● **LISTED ENTRIES**:
--------------------

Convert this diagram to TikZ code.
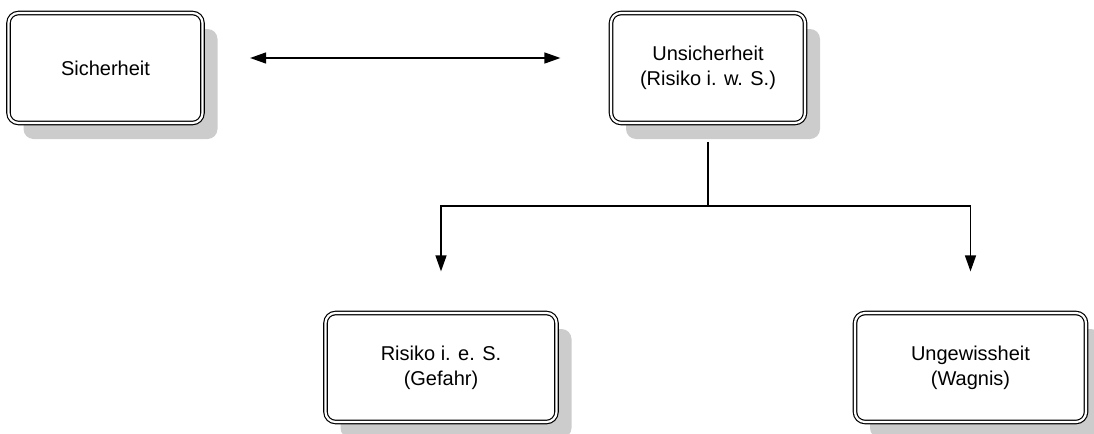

--------------------

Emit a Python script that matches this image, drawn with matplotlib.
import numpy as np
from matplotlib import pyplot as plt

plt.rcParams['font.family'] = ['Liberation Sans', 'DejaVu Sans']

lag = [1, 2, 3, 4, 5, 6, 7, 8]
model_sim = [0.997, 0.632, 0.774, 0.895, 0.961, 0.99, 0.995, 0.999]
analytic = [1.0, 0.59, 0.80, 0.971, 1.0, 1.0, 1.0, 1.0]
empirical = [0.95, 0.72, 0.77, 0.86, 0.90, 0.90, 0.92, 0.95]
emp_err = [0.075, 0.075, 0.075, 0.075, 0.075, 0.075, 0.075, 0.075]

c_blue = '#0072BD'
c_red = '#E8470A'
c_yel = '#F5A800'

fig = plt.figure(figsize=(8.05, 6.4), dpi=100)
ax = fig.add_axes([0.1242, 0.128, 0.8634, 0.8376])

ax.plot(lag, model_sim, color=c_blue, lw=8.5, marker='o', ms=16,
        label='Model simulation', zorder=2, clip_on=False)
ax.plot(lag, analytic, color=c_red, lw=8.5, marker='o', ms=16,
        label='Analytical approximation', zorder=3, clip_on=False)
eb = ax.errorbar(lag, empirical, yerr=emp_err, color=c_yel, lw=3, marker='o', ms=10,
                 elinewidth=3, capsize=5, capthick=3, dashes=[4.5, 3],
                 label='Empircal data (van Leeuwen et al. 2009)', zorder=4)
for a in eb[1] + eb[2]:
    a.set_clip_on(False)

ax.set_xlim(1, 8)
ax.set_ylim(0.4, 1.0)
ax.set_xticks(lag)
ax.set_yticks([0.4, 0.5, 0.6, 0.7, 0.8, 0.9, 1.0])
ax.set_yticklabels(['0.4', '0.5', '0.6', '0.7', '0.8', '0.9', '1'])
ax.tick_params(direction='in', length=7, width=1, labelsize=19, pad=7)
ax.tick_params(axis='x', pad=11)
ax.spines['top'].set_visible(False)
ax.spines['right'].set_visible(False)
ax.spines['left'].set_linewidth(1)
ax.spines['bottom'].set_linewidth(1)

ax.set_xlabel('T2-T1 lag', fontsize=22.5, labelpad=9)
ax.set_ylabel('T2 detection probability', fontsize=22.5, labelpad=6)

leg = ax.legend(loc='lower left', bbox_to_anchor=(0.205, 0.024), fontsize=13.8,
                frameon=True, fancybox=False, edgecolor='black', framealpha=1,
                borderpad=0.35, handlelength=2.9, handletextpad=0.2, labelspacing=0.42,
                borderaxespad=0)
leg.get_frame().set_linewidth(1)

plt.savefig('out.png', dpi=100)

--------------------

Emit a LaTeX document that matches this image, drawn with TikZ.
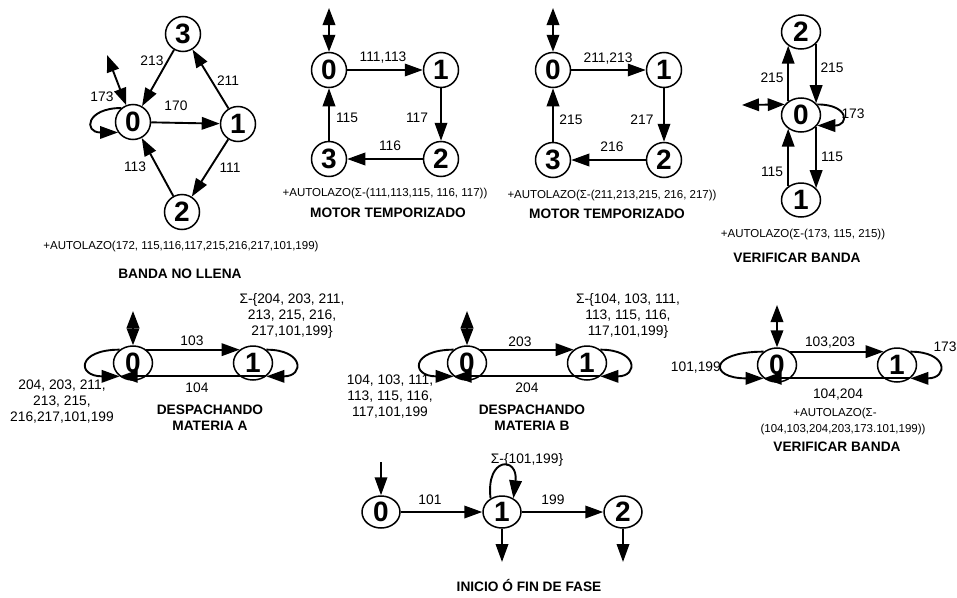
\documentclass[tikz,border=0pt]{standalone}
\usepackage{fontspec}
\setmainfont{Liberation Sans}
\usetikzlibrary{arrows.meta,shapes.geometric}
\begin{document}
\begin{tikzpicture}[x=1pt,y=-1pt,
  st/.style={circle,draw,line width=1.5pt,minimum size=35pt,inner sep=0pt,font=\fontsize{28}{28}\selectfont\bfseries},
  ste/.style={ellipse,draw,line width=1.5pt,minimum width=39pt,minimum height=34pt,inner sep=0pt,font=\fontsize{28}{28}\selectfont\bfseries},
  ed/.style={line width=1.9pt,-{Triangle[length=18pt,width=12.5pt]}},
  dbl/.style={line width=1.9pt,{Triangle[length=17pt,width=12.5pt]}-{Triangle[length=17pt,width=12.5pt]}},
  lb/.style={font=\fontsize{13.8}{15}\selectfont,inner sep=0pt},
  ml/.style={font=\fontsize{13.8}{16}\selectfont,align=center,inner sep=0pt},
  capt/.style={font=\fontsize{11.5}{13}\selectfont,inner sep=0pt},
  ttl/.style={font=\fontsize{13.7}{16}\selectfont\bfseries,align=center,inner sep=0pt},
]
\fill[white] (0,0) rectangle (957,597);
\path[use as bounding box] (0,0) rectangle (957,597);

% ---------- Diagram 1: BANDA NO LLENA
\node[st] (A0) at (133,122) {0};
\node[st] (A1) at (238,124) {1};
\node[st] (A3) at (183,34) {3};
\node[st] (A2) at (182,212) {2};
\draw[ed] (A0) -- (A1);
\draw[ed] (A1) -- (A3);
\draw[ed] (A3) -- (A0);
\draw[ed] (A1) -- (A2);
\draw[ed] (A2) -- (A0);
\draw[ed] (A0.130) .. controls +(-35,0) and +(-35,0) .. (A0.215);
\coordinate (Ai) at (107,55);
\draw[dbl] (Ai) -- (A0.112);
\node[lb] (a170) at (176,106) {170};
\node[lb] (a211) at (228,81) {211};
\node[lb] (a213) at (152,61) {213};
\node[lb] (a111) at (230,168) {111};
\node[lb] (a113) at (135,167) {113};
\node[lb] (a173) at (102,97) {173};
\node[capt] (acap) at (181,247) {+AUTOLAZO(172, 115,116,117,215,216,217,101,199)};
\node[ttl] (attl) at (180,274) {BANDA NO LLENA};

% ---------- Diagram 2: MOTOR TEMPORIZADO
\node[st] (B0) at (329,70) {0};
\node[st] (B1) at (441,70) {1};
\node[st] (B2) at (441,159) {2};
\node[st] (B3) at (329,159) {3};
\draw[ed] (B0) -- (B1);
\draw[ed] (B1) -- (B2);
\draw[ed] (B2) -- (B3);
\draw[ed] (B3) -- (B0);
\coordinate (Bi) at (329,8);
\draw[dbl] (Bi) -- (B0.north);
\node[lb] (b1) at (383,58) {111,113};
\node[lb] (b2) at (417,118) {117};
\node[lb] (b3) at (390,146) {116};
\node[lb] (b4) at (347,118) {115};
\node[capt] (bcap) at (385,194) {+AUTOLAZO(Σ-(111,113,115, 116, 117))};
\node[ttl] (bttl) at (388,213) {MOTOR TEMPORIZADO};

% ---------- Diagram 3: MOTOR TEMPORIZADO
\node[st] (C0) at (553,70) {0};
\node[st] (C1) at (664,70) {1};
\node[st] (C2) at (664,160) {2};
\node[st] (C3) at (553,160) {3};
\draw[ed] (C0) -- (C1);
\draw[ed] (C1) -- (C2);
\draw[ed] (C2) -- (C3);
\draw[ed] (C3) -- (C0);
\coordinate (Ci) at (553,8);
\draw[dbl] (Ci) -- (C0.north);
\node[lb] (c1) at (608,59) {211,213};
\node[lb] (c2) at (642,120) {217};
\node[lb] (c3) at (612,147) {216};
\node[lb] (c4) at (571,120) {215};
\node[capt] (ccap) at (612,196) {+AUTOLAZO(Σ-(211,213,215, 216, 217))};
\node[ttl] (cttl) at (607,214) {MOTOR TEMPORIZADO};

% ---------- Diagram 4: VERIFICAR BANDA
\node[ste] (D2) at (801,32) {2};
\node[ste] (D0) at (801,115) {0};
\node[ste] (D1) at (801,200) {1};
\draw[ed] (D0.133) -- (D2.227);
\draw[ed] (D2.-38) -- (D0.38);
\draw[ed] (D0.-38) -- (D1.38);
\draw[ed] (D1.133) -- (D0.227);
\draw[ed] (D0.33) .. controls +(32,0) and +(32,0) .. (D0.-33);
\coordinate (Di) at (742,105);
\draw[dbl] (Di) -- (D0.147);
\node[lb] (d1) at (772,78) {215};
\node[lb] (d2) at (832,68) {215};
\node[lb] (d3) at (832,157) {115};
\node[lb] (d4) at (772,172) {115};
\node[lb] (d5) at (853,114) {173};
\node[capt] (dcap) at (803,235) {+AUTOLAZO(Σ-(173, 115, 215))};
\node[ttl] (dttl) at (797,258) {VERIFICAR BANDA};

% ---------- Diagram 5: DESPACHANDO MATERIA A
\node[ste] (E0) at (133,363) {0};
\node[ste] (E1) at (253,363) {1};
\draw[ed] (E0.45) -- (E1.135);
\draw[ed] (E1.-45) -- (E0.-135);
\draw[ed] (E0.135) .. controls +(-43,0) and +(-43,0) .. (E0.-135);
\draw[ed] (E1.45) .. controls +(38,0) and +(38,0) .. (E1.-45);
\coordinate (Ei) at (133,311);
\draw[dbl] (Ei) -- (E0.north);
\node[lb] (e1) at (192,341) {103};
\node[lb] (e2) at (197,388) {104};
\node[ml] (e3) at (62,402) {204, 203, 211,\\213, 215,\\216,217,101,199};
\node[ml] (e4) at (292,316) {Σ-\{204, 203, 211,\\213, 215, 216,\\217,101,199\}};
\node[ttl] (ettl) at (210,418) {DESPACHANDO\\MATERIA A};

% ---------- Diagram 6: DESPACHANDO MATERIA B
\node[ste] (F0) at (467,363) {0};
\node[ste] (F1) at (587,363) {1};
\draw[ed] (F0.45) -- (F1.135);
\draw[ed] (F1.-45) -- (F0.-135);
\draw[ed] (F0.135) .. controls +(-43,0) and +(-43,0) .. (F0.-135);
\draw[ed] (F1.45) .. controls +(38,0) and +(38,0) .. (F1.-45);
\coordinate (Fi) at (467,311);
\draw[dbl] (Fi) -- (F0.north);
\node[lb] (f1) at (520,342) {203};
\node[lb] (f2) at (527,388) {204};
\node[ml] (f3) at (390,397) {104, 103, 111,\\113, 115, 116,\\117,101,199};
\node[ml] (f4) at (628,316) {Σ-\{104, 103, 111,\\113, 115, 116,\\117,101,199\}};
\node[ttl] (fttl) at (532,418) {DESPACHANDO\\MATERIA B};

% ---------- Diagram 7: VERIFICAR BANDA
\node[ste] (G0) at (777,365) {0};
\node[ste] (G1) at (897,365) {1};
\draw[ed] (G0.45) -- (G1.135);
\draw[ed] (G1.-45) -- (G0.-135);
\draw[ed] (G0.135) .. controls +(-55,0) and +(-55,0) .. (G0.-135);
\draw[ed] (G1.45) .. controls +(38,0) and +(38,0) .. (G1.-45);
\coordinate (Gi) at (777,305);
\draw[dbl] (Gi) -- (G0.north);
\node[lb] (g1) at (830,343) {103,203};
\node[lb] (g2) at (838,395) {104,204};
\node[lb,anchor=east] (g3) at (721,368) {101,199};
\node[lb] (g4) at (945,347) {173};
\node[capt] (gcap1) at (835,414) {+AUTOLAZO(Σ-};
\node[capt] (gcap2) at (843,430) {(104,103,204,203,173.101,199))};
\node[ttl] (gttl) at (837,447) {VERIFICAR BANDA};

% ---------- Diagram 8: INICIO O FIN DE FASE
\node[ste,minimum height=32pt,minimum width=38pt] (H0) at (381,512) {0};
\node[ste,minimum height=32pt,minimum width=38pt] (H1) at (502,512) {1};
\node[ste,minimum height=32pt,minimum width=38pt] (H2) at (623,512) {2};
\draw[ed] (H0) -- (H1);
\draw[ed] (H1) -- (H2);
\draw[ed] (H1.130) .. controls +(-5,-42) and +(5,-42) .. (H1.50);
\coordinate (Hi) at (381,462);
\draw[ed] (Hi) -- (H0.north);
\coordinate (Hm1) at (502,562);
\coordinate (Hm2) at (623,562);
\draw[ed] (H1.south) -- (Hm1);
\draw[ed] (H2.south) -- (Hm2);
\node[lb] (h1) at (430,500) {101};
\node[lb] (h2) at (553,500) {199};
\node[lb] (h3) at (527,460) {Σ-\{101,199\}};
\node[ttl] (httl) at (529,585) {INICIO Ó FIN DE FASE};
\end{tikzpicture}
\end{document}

--------------------

● **TO DO**: Exactly and only the lines from the line that contains "Emit a Python" through the line that contains "plt.rcParams['font.family'] = ['Liberation" are to be repeated as they stand.

● **SOLVED PROBLEM**:
Emit a Python script that matches this image, drawn with matplotlib.
import numpy as np
from matplotlib import pyplot as plt

plt.rcParams['font.family'] = ['Liberation Sans', 'DejaVu Sans']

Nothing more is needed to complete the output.